PROBLEM TO WORK ON = Quote word for word the lines below, beginning with the first and ending with the one that has "const xTickStep = 83.052;". Drop the pictures.

DATASET SECTION =
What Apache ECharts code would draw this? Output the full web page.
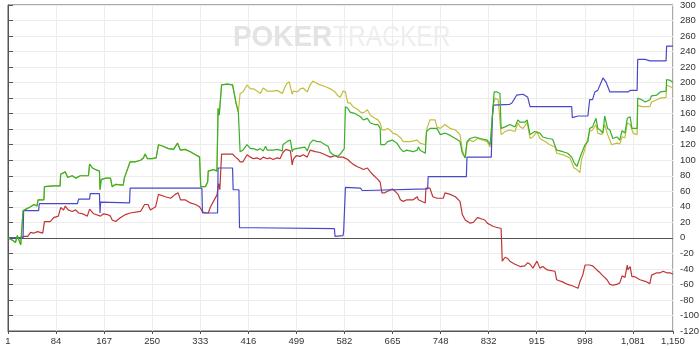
<!DOCTYPE html>
<html>
<head>
<meta charset="utf-8">
<script src="https://cdn.jsdelivr.net/npm/echarts@6/dist/echarts.min.js"></script>
<style>html,body{margin:0;padding:0;background:#fff;}#c{width:700px;height:349px;}</style>
</head>
<body>
<div id="c"></div>
<script>
// Y axis range (dollars), X axis range (hands)
const yMin = -120, yMax = 300, yStep = 20;
const handFirst = 1, handLast = 1150;
const xTickStep = 83.052; // hands between labelled ticks (1, 84, 167 ... 1,081)

// Net won (green) [hand, $]
const netWon = [[1,0],[9,-3],[14,-6],[17,3],[23,-9],[26,-9],[27,35],[32,37],[40,40],[46,43],[51,41],[53,49],[63,49],[64,66],[80,67],[91,67],[92,82],[100,85],[104,78],[112,80],[118,77],[126,80],[140,80],[142,95],[147,90],[152,88],[159,86],[160,62],[162,75],[170,77],[178,77],[181,66],[183,64],[187,69],[200,68],[202,77],[212,98],[221,98],[230,100],[235,103],[238,108],[242,102],[250,102],[257,103],[260,103],[261,120],[269,118],[278,115],[287,114],[294,122],[299,113],[307,114],[316,111],[325,107],[332,104],[334,66],[342,66],[346,72],[347,86],[356,88],[362,86],[364,167],[366,158],[369,158],[370,197],[380,198],[389,197],[395,174],[399,162],[401,162],[402,111],[407,113],[414,120],[420,115],[425,115],[432,113],[437,115],[442,112],[446,118],[449,113],[459,113],[466,114],[475,112],[476,120],[483,124],[489,126],[492,111],[494,114],[499,115],[506,116],[514,117],[518,112],[523,122],[528,126],[535,124],[540,124],[549,120],[554,118],[558,110],[563,107],[571,105],[575,108],[582,115],[583,115],[584,169],[588,167],[592,162],[601,160],[610,156],[615,152],[622,154],[627,148],[635,146],[640,146],[644,141],[645,120],[652,120],[657,124],[665,126],[673,122],[679,115],[684,111],[690,113],[701,111],[708,113],[710,117],[713,113],[722,109],[724,137],[730,141],[742,141],[748,133],[756,135],[765,132],[774,128],[782,124],[786,109],[791,103],[794,124],[799,128],[808,130],[817,128],[829,126],[834,120],[838,156],[841,188],[846,188],[851,186],[853,141],[860,143],[868,146],[877,143],[882,152],[886,149],[894,149],[898,152],[903,133],[911,137],[920,135],[925,130],[934,128],[942,127],[949,113],[960,111],[968,109],[975,104],[979,97],[984,92],[987,90],[991,107],[994,106],[998,120],[1003,124],[1006,141],[1011,143],[1017,154],[1020,141],[1024,139],[1029,135],[1032,157],[1037,141],[1041,139],[1046,128],[1053,130],[1058,126],[1062,138],[1067,135],[1071,154],[1076,156],[1079,141],[1088,141],[1089,180],[1096,178],[1102,175],[1110,178],[1113,183],[1122,184],[1128,188],[1138,189],[1139,204],[1145,203],[1150,200]];

// All-in adjusted (olive) [hand, $]
const allInAdj = [[1,0],[9,-3],[14,-6],[17,3],[23,-9],[26,-9],[27,35],[32,37],[40,40],[46,43],[51,41],[53,49],[63,49],[64,66],[80,67],[91,67],[92,82],[100,85],[104,78],[112,80],[118,77],[126,80],[140,80],[142,95],[147,90],[152,88],[159,86],[160,62],[162,75],[170,77],[178,77],[181,66],[183,64],[187,69],[200,68],[202,77],[212,98],[221,98],[230,100],[235,103],[238,108],[242,102],[250,102],[257,103],[260,103],[261,120],[269,118],[278,115],[287,114],[294,122],[299,113],[307,114],[316,111],[325,107],[332,104],[334,66],[342,66],[346,72],[347,86],[356,88],[362,86],[364,167],[366,158],[369,158],[370,197],[380,198],[389,197],[395,174],[399,162],[401,162],[402,186],[407,188],[414,197],[420,192],[425,192],[432,189],[437,186],[442,193],[449,189],[459,189],[466,190],[475,186],[480,195],[483,199],[487,201],[489,200],[492,185],[494,189],[501,188],[506,192],[511,193],[518,188],[523,197],[528,202],[535,199],[540,197],[549,195],[558,192],[566,188],[571,183],[575,181],[580,189],[584,188],[588,174],[592,174],[597,169],[604,166],[610,162],[615,161],[622,165],[627,158],[635,154],[640,152],[644,148],[647,139],[652,139],[657,141],[661,139],[666,135],[673,133],[679,129],[684,124],[696,124],[708,126],[713,122],[722,120],[725,141],[730,152],[739,152],[742,143],[748,141],[756,146],[765,141],[774,139],[782,133],[786,113],[791,103],[794,122],[799,126],[805,124],[812,128],[822,126],[829,124],[834,117],[838,158],[839,171],[843,180],[848,178],[851,176],[853,133],[860,137],[868,139],[877,137],[882,148],[886,143],[891,141],[898,149],[903,128],[908,130],[915,137],[920,128],[929,124],[937,120],[946,117],[949,109],[960,107],[972,103],[979,90],[984,88],[989,84],[992,101],[998,115],[1006,137],[1011,139],[1017,146],[1020,135],[1027,133],[1032,146],[1037,133],[1044,120],[1053,122],[1058,121],[1062,130],[1067,129],[1071,148],[1076,146],[1081,135],[1088,133],[1089,171],[1096,169],[1110,169],[1113,175],[1122,178],[1128,180],[1138,181],[1139,197],[1150,193]];

// Showdown winnings (blue) [hand, $]
const showdown = [[1,0],[27,0],[28,35],[54,35],[55,44],[121,44],[123,50],[142,50],[143,57],[159,57],[160,32],[161,46],[211,45],[212,64],[336,64],[337,32],[363,32],[364,90],[389,90],[390,62],[400,62],[401,13],[425,13],[426,12],[565,12],[566,2],[580,3],[581,9],[583,9],[584,65],[610,64],[613,61],[620,61],[622,63],[726,63],[727,79],[793,79],[794,104],[836,104],[838,158],[840,171],[868,172],[872,174],[880,184],[891,185],[899,181],[903,169],[975,169],[976,155],[986,157],[1003,157],[1006,178],[1011,178],[1015,188],[1020,190],[1029,206],[1032,206],[1034,201],[1041,188],[1072,188],[1076,190],[1088,190],[1089,230],[1102,230],[1110,228],[1138,228],[1139,247],[1150,247]];

// Non-showdown winnings (red) [hand, $]
const nonShowdown = [[1,0],[24,0],[28,2],[35,2],[36,4],[40,7],[45,6],[52,8],[61,6],[63,6],[64,21],[74,21],[80,26],[88,28],[91,28],[92,39],[97,36],[100,41],[105,36],[112,34],[118,36],[123,32],[130,31],[138,28],[142,37],[149,31],[152,30],[161,28],[166,31],[173,30],[178,28],[181,23],[187,21],[195,26],[204,30],[212,32],[230,34],[237,43],[243,43],[247,36],[256,40],[261,56],[273,53],[282,51],[290,56],[295,58],[299,49],[307,49],[316,45],[325,43],[332,40],[337,34],[342,32],[347,32],[351,40],[356,47],[362,55],[365,70],[367,62],[369,62],[370,108],[389,108],[394,104],[399,101],[402,98],[407,98],[414,107],[420,104],[425,102],[432,103],[437,101],[442,104],[449,102],[454,103],[459,101],[466,103],[471,102],[476,110],[481,114],[485,113],[489,112],[492,94],[494,101],[499,106],[506,105],[511,107],[518,104],[523,113],[532,111],[540,110],[549,107],[558,104],[566,106],[571,104],[580,104],[588,101],[592,98],[597,95],[604,92],[610,90],[615,88],[622,90],[627,85],[632,81],[639,76],[644,72],[647,58],[652,58],[657,60],[665,63],[670,60],[675,56],[679,49],[684,47],[690,49],[701,49],[708,53],[710,49],[713,47],[722,45],[723,64],[730,64],[735,53],[742,51],[753,51],[756,58],[765,56],[774,53],[782,47],[786,30],[791,23],[799,19],[805,20],[812,26],[817,25],[825,23],[829,19],[834,17],[839,15],[843,14],[853,12],[855,-30],[860,-25],[865,-27],[868,-30],[877,-34],[886,-37],[894,-36],[899,-32],[903,-34],[908,-39],[915,-30],[920,-39],[925,-37],[932,-41],[937,-42],[946,-43],[949,-54],[960,-57],[968,-60],[977,-62],[986,-65],[989,-57],[994,-48],[998,-35],[1006,-35],[1011,-36],[1018,-41],[1024,-45],[1029,-49],[1036,-54],[1041,-60],[1046,-61],[1053,-60],[1058,-58],[1062,-49],[1067,-51],[1071,-35],[1072,-41],[1076,-37],[1079,-50],[1084,-50],[1093,-54],[1102,-56],[1110,-59],[1113,-48],[1122,-45],[1128,-45],[1133,-43],[1139,-45],[1145,-45],[1150,-47]];

const toAxis = pts => pts.map(p => [p[0] - handFirst, p[1]]);

const chart = echarts.init(document.getElementById('c'), null, {renderer: 'canvas'});
const lineSeries = (name, data, color, z) => ({
  name, type: 'line', data: toAxis(data), showSymbol: false, symbol: 'none',
  lineStyle: {color, width: 1.2}, itemStyle: {color}, z, animation: false
});

chart.setOption({
  animation: false,
  backgroundColor: '#ffffff',
  textStyle: {fontFamily: '"Liberation Sans", Arial, sans-serif'},
  graphic: [
    {type: 'text', x: 233, y: 23, scaleX: 0.93, z: 1,
     style: {text: 'POKER', font: 'bold 30px "Liberation Sans"', fill: '#e3e3e3'}},
    {type: 'text', x: 333, y: 23, scaleX: 0.82, z: 1,
     style: {text: 'TRACKER', font: '30px "Liberation Sans"', fill: '#eeeeee'}}
  ],
  grid: {left: 8, right: 27, top: 5, bottom: 18, show: true, borderColor: '#555', borderWidth: 1,
         containLabel: false, outerBoundsMode: 'none'},
  xAxis: {
    type: 'value', min: 0, max: handLast - handFirst, interval: xTickStep,
    axisLine: {show: true, onZero: false, lineStyle: {color: '#555'}},
    axisTick: {show: true, length: 3, lineStyle: {color: '#555'}},
    axisLabel: {fontSize: 9.5, color: '#333', margin: 5,
      formatter: v => Math.round(v + handFirst).toLocaleString('en-US')},
    splitLine: {show: true, lineStyle: {color: '#ececec', width: 1}}
  },
  yAxis: {
    type: 'value', position: 'right', min: yMin, max: yMax, interval: yStep,
    axisLine: {show: true, lineStyle: {color: '#555'}},
    axisTick: {show: true, length: 5, lineStyle: {color: '#555'}},
    axisLabel: {fontSize: 9.5, color: '#333', margin: 7},
    splitLine: {show: true, lineStyle: {color: '#ececec', width: 1}}
  },
  series: [
    lineSeries('All-in Adj', allInAdj, '#c4bd3c', 3),
    lineSeries('Non-showdown', nonShowdown, '#c03535', 4),
    lineSeries('Showdown', showdown, '#4848c8', 5),
    Object.assign(lineSeries('Net Won', netWon, '#38b02a', 6), {
      markLine: {silent: true, symbol: 'none', label: {show: false}, animation: false,
        lineStyle: {color: '#555', width: 1, type: 'solid'}, data: [{yAxis: 0}]}
    })
  ]
});
</script>
</body>
</html>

SOLVED EXERCISE =
What Apache ECharts code would draw this? Output the full web page.
<!DOCTYPE html>
<html>
<head>
<meta charset="utf-8">
<script src="https://cdn.jsdelivr.net/npm/echarts@6/dist/echarts.min.js"></script>
<style>html,body{margin:0;padding:0;background:#fff;}#c{width:700px;height:349px;}</style>
</head>
<body>
<div id="c"></div>
<script>
// Y axis range (dollars), X axis range (hands)
const yMin = -120, yMax = 300, yStep = 20;
const handFirst = 1, handLast = 1150;
const xTickStep = 83.052; // hands between labelled ticks (1, 84, 167 ... 1,081)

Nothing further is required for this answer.